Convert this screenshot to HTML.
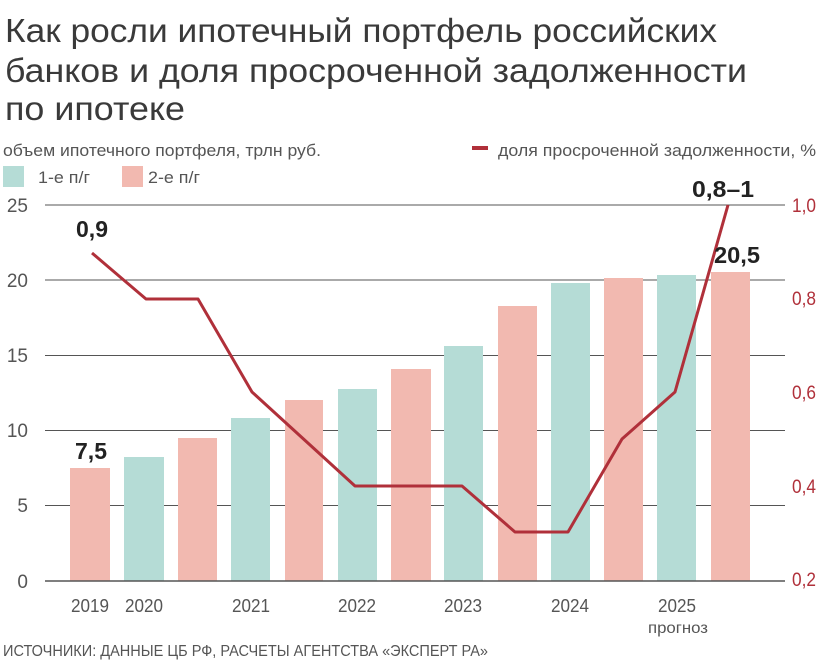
<!DOCTYPE html>
<html><head><meta charset="utf-8"><style>
body{margin:0;background:#fff;}
svg{display:block;font-family:"Liberation Sans",sans-serif;}
</style></head><body>
<svg width="828" height="672" viewBox="0 0 828 672" xmlns="http://www.w3.org/2000/svg">
<g fill="#3a3a3a" font-size="33">
<text x="5" y="42" textLength="712" lengthAdjust="spacingAndGlyphs">Как росли ипотечный портфель российских</text>
<text x="5" y="82" textLength="742" lengthAdjust="spacingAndGlyphs">банков и доля просроченной задолженности</text>
<text x="5" y="120" textLength="180" lengthAdjust="spacingAndGlyphs">по ипотеке</text>
</g>
<g fill="#555" font-size="17">
<text x="3" y="156" textLength="318" lengthAdjust="spacingAndGlyphs">объем ипотечного портфеля, трлн руб.</text>
<text x="498" y="156" textLength="318" lengthAdjust="spacingAndGlyphs">доля просроченной задолженности, %</text>
<text x="38" y="183" textLength="52" lengthAdjust="spacingAndGlyphs">1-е п/г</text>
<text x="148" y="183" textLength="52" lengthAdjust="spacingAndGlyphs">2-е п/г</text>
</g>
<rect x="472" y="146" width="16" height="4" fill="#b0303a"/>
<rect x="3" y="166" width="21" height="21" fill="#b5dcd6"/>
<rect x="122" y="166" width="21" height="21" fill="#f2b9b0"/>
<g stroke="#555" stroke-width="1">
<line x1="45" y1="205" x2="785" y2="205"/>
<line x1="45" y1="280" x2="785" y2="280"/>
<line x1="45" y1="355.5" x2="785" y2="355.5"/>
<line x1="45" y1="430.5" x2="785" y2="430.5"/>
<line x1="45" y1="505.5" x2="785" y2="505.5"/>
</g>
<g>
<rect x="70" y="468" width="40" height="113" fill="#f2b9b0"/>
<rect x="124" y="457" width="40" height="124" fill="#b5dcd6"/>
<rect x="178" y="438" width="39" height="143" fill="#f2b9b0"/>
<rect x="231" y="418" width="39" height="163" fill="#b5dcd6"/>
<rect x="285" y="400" width="38" height="181" fill="#f2b9b0"/>
<rect x="338" y="389" width="39" height="192" fill="#b5dcd6"/>
<rect x="391" y="369" width="40" height="212" fill="#f2b9b0"/>
<rect x="444" y="346" width="39" height="235" fill="#b5dcd6"/>
<rect x="498" y="306" width="39" height="275" fill="#f2b9b0"/>
<rect x="551" y="283" width="39" height="298" fill="#b5dcd6"/>
<rect x="604" y="278" width="39" height="303" fill="#f2b9b0"/>
<rect x="657" y="275" width="39" height="306" fill="#b5dcd6"/>
<rect x="711" y="272" width="39" height="309" fill="#f2b9b0"/>
</g>
<line x1="45" y1="581" x2="785" y2="581" stroke="#555" stroke-width="1.5"/>
<polyline fill="none" stroke="#b0303a" stroke-width="3" stroke-linejoin="round" points="92,253 146,299 198,299 252,392 355,486 462,486 515,532 568,532 622,439 675,392 728,205"/>
<g fill="#555" font-size="19" text-anchor="end">
<text x="28" y="212">25</text><text x="28" y="287">20</text><text x="28" y="362">15</text>
<text x="28" y="437">10</text><text x="28" y="512">5</text><text x="28" y="588">0</text>
</g>
<g fill="#b0303a" font-size="19">
<text x="792" y="212" textLength="24" lengthAdjust="spacingAndGlyphs">1,0</text><text x="792" y="305" textLength="24" lengthAdjust="spacingAndGlyphs">0,8</text><text x="792" y="399" textLength="24" lengthAdjust="spacingAndGlyphs">0,6</text>
<text x="792" y="493" textLength="24" lengthAdjust="spacingAndGlyphs">0,4</text><text x="792" y="586" textLength="24" lengthAdjust="spacingAndGlyphs">0,2</text>
</g>
<g fill="#555" font-size="18">
<text x="71" y="612" textLength="38" lengthAdjust="spacingAndGlyphs">2019</text><text x="125" y="612" textLength="38" lengthAdjust="spacingAndGlyphs">2020</text><text x="232" y="612" textLength="38" lengthAdjust="spacingAndGlyphs">2021</text>
<text x="338" y="612" textLength="38" lengthAdjust="spacingAndGlyphs">2022</text><text x="444" y="612" textLength="38" lengthAdjust="spacingAndGlyphs">2023</text><text x="551" y="612" textLength="38" lengthAdjust="spacingAndGlyphs">2024</text>
<text x="658" y="612" textLength="38" lengthAdjust="spacingAndGlyphs">2025</text><text x="648" y="633" font-size="16" textLength="60" lengthAdjust="spacingAndGlyphs">прогноз</text>
</g>
<text x="3" y="656" fill="#555" font-size="16" textLength="485" lengthAdjust="spacingAndGlyphs">ИСТОЧНИКИ: ДАННЫЕ ЦБ РФ, РАСЧЕТЫ АГЕНТСТВА «ЭКСПЕРТ РА»</text>
<g fill="#222" font-size="23" font-weight="bold">
<text x="76" y="237" textLength="32" lengthAdjust="spacingAndGlyphs">0,9</text>
<text x="75" y="459" textLength="32" lengthAdjust="spacingAndGlyphs">7,5</text>
<text x="692" y="197" textLength="62" lengthAdjust="spacingAndGlyphs">0,8–1</text>
<text x="714" y="263" textLength="46" lengthAdjust="spacingAndGlyphs">20,5</text>
</g>
</svg>
</body></html>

_____

◆ Task statement: Using the material above, set down every line exactly, but skip the pictures.

◆ Exercise solution:
Convert this screenshot to HTML.
<!DOCTYPE html>
<html><head><meta charset="utf-8"><style>
body{margin:0;background:#fff;}
svg{display:block;font-family:"Liberation Sans",sans-serif;}
</style></head><body>
<svg width="828" height="672" viewBox="0 0 828 672" xmlns="http://www.w3.org/2000/svg">
<g fill="#3a3a3a" font-size="33">
<text x="5" y="42" textLength="712" lengthAdjust="spacingAndGlyphs">Как росли ипотечный портфель российских</text>
<text x="5" y="82" textLength="742" lengthAdjust="spacingAndGlyphs">банков и доля просроченной задолженности</text>
<text x="5" y="120" textLength="180" lengthAdjust="spacingAndGlyphs">по ипотеке</text>
</g>
<g fill="#555" font-size="17">
<text x="3" y="156" textLength="318" lengthAdjust="spacingAndGlyphs">объем ипотечного портфеля, трлн руб.</text>
<text x="498" y="156" textLength="318" lengthAdjust="spacingAndGlyphs">доля просроченной задолженности, %</text>
<text x="38" y="183" textLength="52" lengthAdjust="spacingAndGlyphs">1-е п/г</text>
<text x="148" y="183" textLength="52" lengthAdjust="spacingAndGlyphs">2-е п/г</text>
</g>
<rect x="472" y="146" width="16" height="4" fill="#b0303a"/>
<rect x="3" y="166" width="21" height="21" fill="#b5dcd6"/>
<rect x="122" y="166" width="21" height="21" fill="#f2b9b0"/>
<g stroke="#555" stroke-width="1">
<line x1="45" y1="205" x2="785" y2="205"/>
<line x1="45" y1="280" x2="785" y2="280"/>
<line x1="45" y1="355.5" x2="785" y2="355.5"/>
<line x1="45" y1="430.5" x2="785" y2="430.5"/>
<line x1="45" y1="505.5" x2="785" y2="505.5"/>
</g>
<g>
<rect x="70" y="468" width="40" height="113" fill="#f2b9b0"/>
<rect x="124" y="457" width="40" height="124" fill="#b5dcd6"/>
<rect x="178" y="438" width="39" height="143" fill="#f2b9b0"/>
<rect x="231" y="418" width="39" height="163" fill="#b5dcd6"/>
<rect x="285" y="400" width="38" height="181" fill="#f2b9b0"/>
<rect x="338" y="389" width="39" height="192" fill="#b5dcd6"/>
<rect x="391" y="369" width="40" height="212" fill="#f2b9b0"/>
<rect x="444" y="346" width="39" height="235" fill="#b5dcd6"/>
<rect x="498" y="306" width="39" height="275" fill="#f2b9b0"/>
<rect x="551" y="283" width="39" height="298" fill="#b5dcd6"/>
<rect x="604" y="278" width="39" height="303" fill="#f2b9b0"/>
<rect x="657" y="275" width="39" height="306" fill="#b5dcd6"/>
<rect x="711" y="272" width="39" height="309" fill="#f2b9b0"/>
</g>
<line x1="45" y1="581" x2="785" y2="581" stroke="#555" stroke-width="1.5"/>
<polyline fill="none" stroke="#b0303a" stroke-width="3" stroke-linejoin="round" points="92,253 146,299 198,299 252,392 355,486 462,486 515,532 568,532 622,439 675,392 728,205"/>
<g fill="#555" font-size="19" text-anchor="end">
<text x="28" y="212">25</text><text x="28" y="287">20</text><text x="28" y="362">15</text>
<text x="28" y="437">10</text><text x="28" y="512">5</text><text x="28" y="588">0</text>
</g>
<g fill="#b0303a" font-size="19">
<text x="792" y="212" textLength="24" lengthAdjust="spacingAndGlyphs">1,0</text><text x="792" y="305" textLength="24" lengthAdjust="spacingAndGlyphs">0,8</text><text x="792" y="399" textLength="24" lengthAdjust="spacingAndGlyphs">0,6</text>
<text x="792" y="493" textLength="24" lengthAdjust="spacingAndGlyphs">0,4</text><text x="792" y="586" textLength="24" lengthAdjust="spacingAndGlyphs">0,2</text>
</g>
<g fill="#555" font-size="18">
<text x="71" y="612" textLength="38" lengthAdjust="spacingAndGlyphs">2019</text><text x="125" y="612" textLength="38" lengthAdjust="spacingAndGlyphs">2020</text><text x="232" y="612" textLength="38" lengthAdjust="spacingAndGlyphs">2021</text>
<text x="338" y="612" textLength="38" lengthAdjust="spacingAndGlyphs">2022</text><text x="444" y="612" textLength="38" lengthAdjust="spacingAndGlyphs">2023</text><text x="551" y="612" textLength="38" lengthAdjust="spacingAndGlyphs">2024</text>
<text x="658" y="612" textLength="38" lengthAdjust="spacingAndGlyphs">2025</text><text x="648" y="633" font-size="16" textLength="60" lengthAdjust="spacingAndGlyphs">прогноз</text>
</g>
<text x="3" y="656" fill="#555" font-size="16" textLength="485" lengthAdjust="spacingAndGlyphs">ИСТОЧНИКИ: ДАННЫЕ ЦБ РФ, РАСЧЕТЫ АГЕНТСТВА «ЭКСПЕРТ РА»</text>
<g fill="#222" font-size="23" font-weight="bold">
<text x="76" y="237" textLength="32" lengthAdjust="spacingAndGlyphs">0,9</text>
<text x="75" y="459" textLength="32" lengthAdjust="spacingAndGlyphs">7,5</text>
<text x="692" y="197" textLength="62" lengthAdjust="spacingAndGlyphs">0,8–1</text>
<text x="714" y="263" textLength="46" lengthAdjust="spacingAndGlyphs">20,5</text>
</g>
</svg>
</body></html>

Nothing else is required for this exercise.